Only Two U.S. States Are Seeing Coronavirus Case Numbers Improve

With COVID-19 numbers rising across vast sections of the country, data indicates just two U.S. states—Hawaii and Vermont—are seeing substantial improvements in their average diagnosis and fatality rates.

Confirmed COVID-19 cases in the U.S. reached 8 million late last week. On Friday, health officials in 10 states confirmed their largest daily increases in new infections, while the country's overall single-day jump in cases approached figures reported during the last week of July, amid a nationwide outbreak resurgence. Those 10 states were: Colorado, Idaho, Indiana, Minnesota, New Mexico, North Carolina, North Dakota, West Virginia, Wisconsin and Wyoming, according to a New York Times database. On Saturday, Nevada reported its highest single-day jump in cases since mid-August.

Amid significant upticks reported across more than half of the country, Hawaii and Vermont, both of which saw relatively mild outbreaks this year compared to other states, are seeing significant improvements in their COVID-19 numbers. In Hawaii, confirmed daily cases have declined since health officials reported a spike in late August and early September. On Monday, the state's seven-day average stood at 79 cases, down more than 20 percent from the average reported two weeks prior. Its average daily fatalities had decreased by 25 percent over the same time period.

Although Vermont's average case count increased compared to numbers reported two weeks ago, due to a spike recorded October 5, when the health department confirmed 32 new cases, its latest figure was down more than 10 percent from last week. Only 58 deaths have been confirmed in Vermont due to COVID-19 since the onset of the pandemic.

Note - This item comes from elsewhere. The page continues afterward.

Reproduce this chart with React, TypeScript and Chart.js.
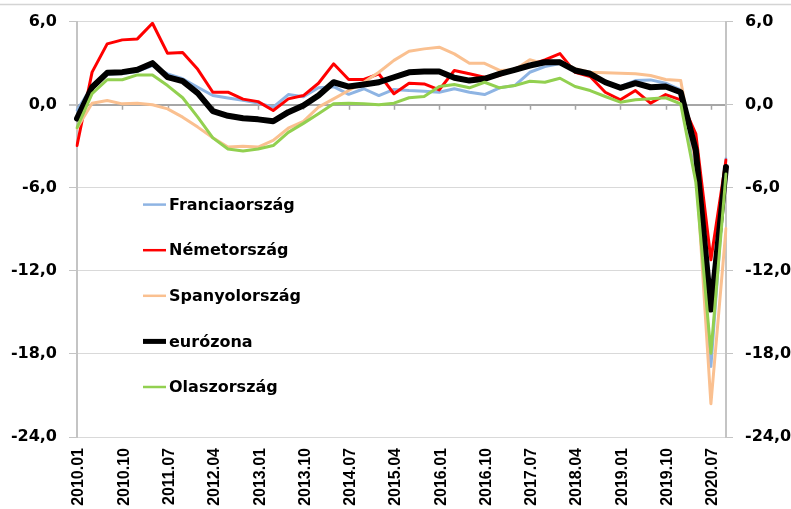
import React, { useEffect, useRef } from 'react';
import { Chart, registerables } from 'chart.js';

Chart.register(...registerables);

// Categories (quarters)
const quarters = [
  '2010.01', '2010.04', '2010.07', '2010.10',
  '2011.01', '2011.04', '2011.07', '2011.10',
  '2012.01', '2012.04', '2012.07', '2012.10',
  '2013.01', '2013.04', '2013.07', '2013.10',
  '2014.01', '2014.04', '2014.07', '2014.10',
  '2015.01', '2015.04', '2015.07', '2015.10',
  '2016.01', '2016.04', '2016.07', '2016.10',
  '2017.01', '2017.04', '2017.07', '2017.10',
  '2018.01', '2018.04', '2018.07', '2018.10',
  '2019.01', '2019.04', '2019.07', '2019.10',
  '2020.01', '2020.04', '2020.07', '2020.10',
];

// Series values
const franciaorszag = [
  -0.4, 1.3, 2.2, 2.25, 2.4, 2.83, 2.23, 1.87, 1.26, 0.66, 0.48, 0.32,
  0.12, -0.18, 0.73, 0.57, 1.22, 1.3, 0.75, 1.15, 0.66, 1.1, 1.02, 0.97,
  0.9, 1.15, 0.9, 0.73, 1.22, 1.38, 2.34, 2.75, 2.98, 2.47, 2.18, 1.62,
  1.31, 1.74, 1.79, 1.55, 1.07, -4.6, -18.9, -3.9,
];
const nemetorszag = [
  -2.95, 2.35, 4.39, 4.68, 4.75, 5.88, 3.71, 3.76, 2.55, 0.9, 0.9, 0.4,
  0.22, -0.42, 0.42, 0.66, 1.55, 2.95, 1.82, 1.82, 2.23, 0.79, 1.55, 1.5,
  1.07, 2.47, 2.23, 1.98, 2.11, 2.59, 2.88, 3.24, 3.69, 2.34, 2.03, 0.9,
  0.35, 1.02, 0.11, 0.73, 0.35, -2.1, -11.2, -4.0,
];
const spanyolorszag = [
  -1.7, 0.11, 0.3, 0.06, 0.11, -0.01, -0.3, -0.9, -1.62, -2.39, -3.06, -3.01,
  -3.06, -2.58, -1.7, -1.2, -0.18, 0.42, 1.02, 1.62, 2.34, 3.2, 3.86, 4.03,
  4.15, 3.67, 2.99, 2.99, 2.47, 2.52, 3.24, 2.95, 3.19, 2.59, 2.34, 2.3,
  2.27, 2.23, 2.11, 1.82, 1.74, -4.3, -21.6, -8.95,
];
const eurozona = [
  -1.0, 1.26, 2.3, 2.35, 2.52, 3.0, 1.99, 1.7, 0.83, -0.47, -0.8, -0.98,
  -1.06, -1.2, -0.54, -0.06, 0.66, 1.62, 1.31, 1.46, 1.62, 1.98, 2.34, 2.39,
  2.39, 1.94, 1.74, 1.87, 2.23, 2.52, 2.83, 3.06, 3.06, 2.47, 2.23, 1.62,
  1.22, 1.55, 1.26, 1.31, 0.9, -3.3, -14.8, -4.5,
];
const olaszorszag = [
  -1.65, 0.8, 1.8, 1.8, 2.15, 2.15, 1.38, 0.5, -0.9, -2.4, -3.2, -3.35,
  -3.2, -2.95, -2.0, -1.35, -0.66, 0.06, 0.11, 0.06, -0.01, 0.11, 0.5, 0.59,
  1.31, 1.46, 1.22, 1.62, 1.22, 1.38, 1.69, 1.62, 1.91, 1.31, 1.02, 0.59,
  0.18, 0.35, 0.42, 0.5, 0.06, -5.6, -17.96, -5.0,
];

const seriesNames = ['Franciaország', 'Németország', 'Spanyolország', 'eurózona', 'Olaszország'];
const seriesData = [franciaorszag, nemetorszag, spanyolorszag, eurozona, olaszorszag];
const seriesColors = ['#8EB4E3', '#FF0000', '#FAC090', '#000000', '#92D050'];
const seriesWidths = [3, 3, 3, 6, 3];

const Y_MIN = -24;
const Y_MAX = 6;
const Y_STEP = 6;
const LABEL_EVERY = 3;

const fmt = (v: number) => v.toFixed(1).replace('.', ',');

const frameLine = {
  id: 'frameLine',
  beforeDraw(chart: any) {
    const { ctx, width } = chart;
    ctx.save();
    ctx.strokeStyle = '#d4d4d4';
    ctx.lineWidth = 1.5;
    ctx.beginPath();
    ctx.moveTo(0, 4.5);
    ctx.lineTo(width, 4.5);
    ctx.stroke();
    ctx.restore();
  },
};

const zeroTicks = {
  id: 'zeroTicks',
  beforeDatasetsDraw(chart: any) {
    const { ctx } = chart;
    const xs = chart.scales.x;
    const ys = chart.scales.y;
    const y0 = ys.getPixelForValue(0);
    ctx.save();
    ctx.strokeStyle = '#a6a6a6';
    ctx.lineWidth = 1.5;
    ctx.beginPath();
    for (let i = 0; i < quarters.length; i += LABEL_EVERY) {
      const px = Math.round(xs.getPixelForValue(i)) + 0.5;
      ctx.moveTo(px, y0);
      ctx.lineTo(px, y0 + 5);
    }
    ctx.stroke();
    ctx.restore();
  },
};

const sideLegend = {
  id: 'sideLegend',
  afterDraw(chart: any) {
    const { ctx, chartArea } = chart;
    ctx.save();
    ctx.font = 'bold 16px "DejaVu Sans"';
    ctx.textBaseline = 'middle';
    ctx.textAlign = 'left';
    const x0 = chartArea.left + 66;
    chart.data.datasets.forEach((ds: any, i: number) => {
      const y = chartArea.top + 183 + i * 45.6;
      ctx.strokeStyle = ds.borderColor;
      ctx.lineWidth = i === 3 ? 5 : 2.5;
      ctx.beginPath();
      ctx.moveTo(x0, y);
      ctx.lineTo(x0 + 23, y);
      ctx.stroke();
      ctx.fillStyle = '#000';
      ctx.fillText(ds.label, x0 + 26, y + 1);
    });
    ctx.restore();
  },
};

export default function App() {
  const ref = useRef<HTMLCanvasElement>(null);

  useEffect(() => {
    if (!ref.current) return;
    const tickFont = { family: '"DejaVu Sans"', size: 16, weight: 'bold' as const };
    const chart = new Chart(ref.current, {
      type: 'line',
      data: {
        labels: quarters,
        datasets: seriesNames.map((name, i) => ({
          label: name,
          data: seriesData[i],
          borderColor: seriesColors[i],
          backgroundColor: seriesColors[i],
          borderWidth: seriesWidths[i],
          pointRadius: 0,
          tension: 0,
          borderJoinStyle: 'round' as const,
          borderCapStyle: 'round' as const,
          fill: false,
          order: seriesNames.length - i,
          yAxisID: 'y',
        })),
      },
      options: {
        responsive: false,
        animation: false,
        events: [],
        layout: { padding: { top: 21, left: 0, right: 0, bottom: 0 } },
        plugins: {
          legend: { display: false },
          tooltip: { enabled: false },
          title: { display: false },
        },
        scales: {
          x: {
            type: 'category',
            offset: false,
            grid: { display: false, drawTicks: false },
            border: { display: false },
            ticks: {
              autoSkip: false,
              minRotation: 90,
              maxRotation: 90,
              padding: 11,
              labelOffset: 2,
              color: '#000',
              font: { family: '"Liberation Sans"', size: 16, weight: 'bold' },
              callback: (_v: any, index: number) => (index % LABEL_EVERY === 0 ? quarters[index] : null),
            },
            afterFit: (s: any) => { s.height = 72; },
          },
          y: {
            position: 'left',
            min: Y_MIN,
            max: Y_MAX,
            grid: {
              color: (c: any) => (c.tick && c.tick.value === 0 ? '#a6a6a6' : '#d9d9d9'),
              lineWidth: (c: any) => (c.tick && c.tick.value === 0 ? 2 : 1),
              tickColor: '#c4c4c4',
              tickLength: 8,
              drawTicks: true,
            },
            border: { display: true, color: '#c4c4c4', width: 2 },
            ticks: {
              stepSize: Y_STEP,
              padding: 12,
              color: '#000',
              font: tickFont,
              callback: (v: any) => fmt(Number(v)),
            },
            afterFit: (s: any) => { s.width = 77; },
          },
          y2: {
            position: 'right',
            min: Y_MIN,
            max: Y_MAX,
            grid: { drawOnChartArea: false, tickColor: '#c4c4c4', tickLength: 7, drawTicks: true },
            border: { display: true, color: '#c4c4c4', width: 2 },
            ticks: {
              stepSize: Y_STEP,
              padding: 12,
              color: '#000',
              font: tickFont,
              callback: (v: any) => fmt(Number(v)),
            },
            afterFit: (s: any) => { s.width = 65; },
          },
        },
      },
      plugins: [frameLine, zeroTicks, sideLegend],
    });
    return () => chart.destroy();
  }, []);

  return (
    <div style={{ position: 'absolute', left: 0, top: 0, width: 791, height: 509, background: '#fff', overflow: 'hidden' }}>
      <canvas ref={ref} width={791} height={509} style={{ display: 'block' }} />
    </div>
  );
}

Newsweek reached out to the Vermont Department of Health and Hawaii Department of Health for comments but did not receive replies in time for publication.

Wisconsin COVID-19
A Wisconsin National Guard Member administers a COVID-19 diagnostic test at a temporary facility in Milwaukee on October 9. Wisconsin was one of 10 states that reported its highest single-day increase in new COVID-19 cases late last week. Scott Olson/Getty

Friday marked the first time more than 70,000 new cases were confirmed across the U.S. in a single day since July 24, as the nation's weekly moving average topped 55,000 diagnoses per day. By Monday, the Times database placed the average at 56,615 daily cases, while Johns Hopkins University's statistics suggested it was closer to 60,000. Both figures indicate the U.S. is currently confirming positive COVID-19 tests at rates similar to those observed during the summer's spike, while some health experts warn of an oncoming third wave. The latest average represents a 30 percent increase from the average reported two weeks ago.

As of Monday morning, more than 8.1 million people have tested positive for COVID-19 in the U.S., and close to 220,000 have died in connection to the disease, according to Johns Hopkins University's data. Once the COVID-19 outbreak's global epicenter, the U.S. continues to hold the highest infections count of any affected country, followed by India, Brazil, Russia and Argentina.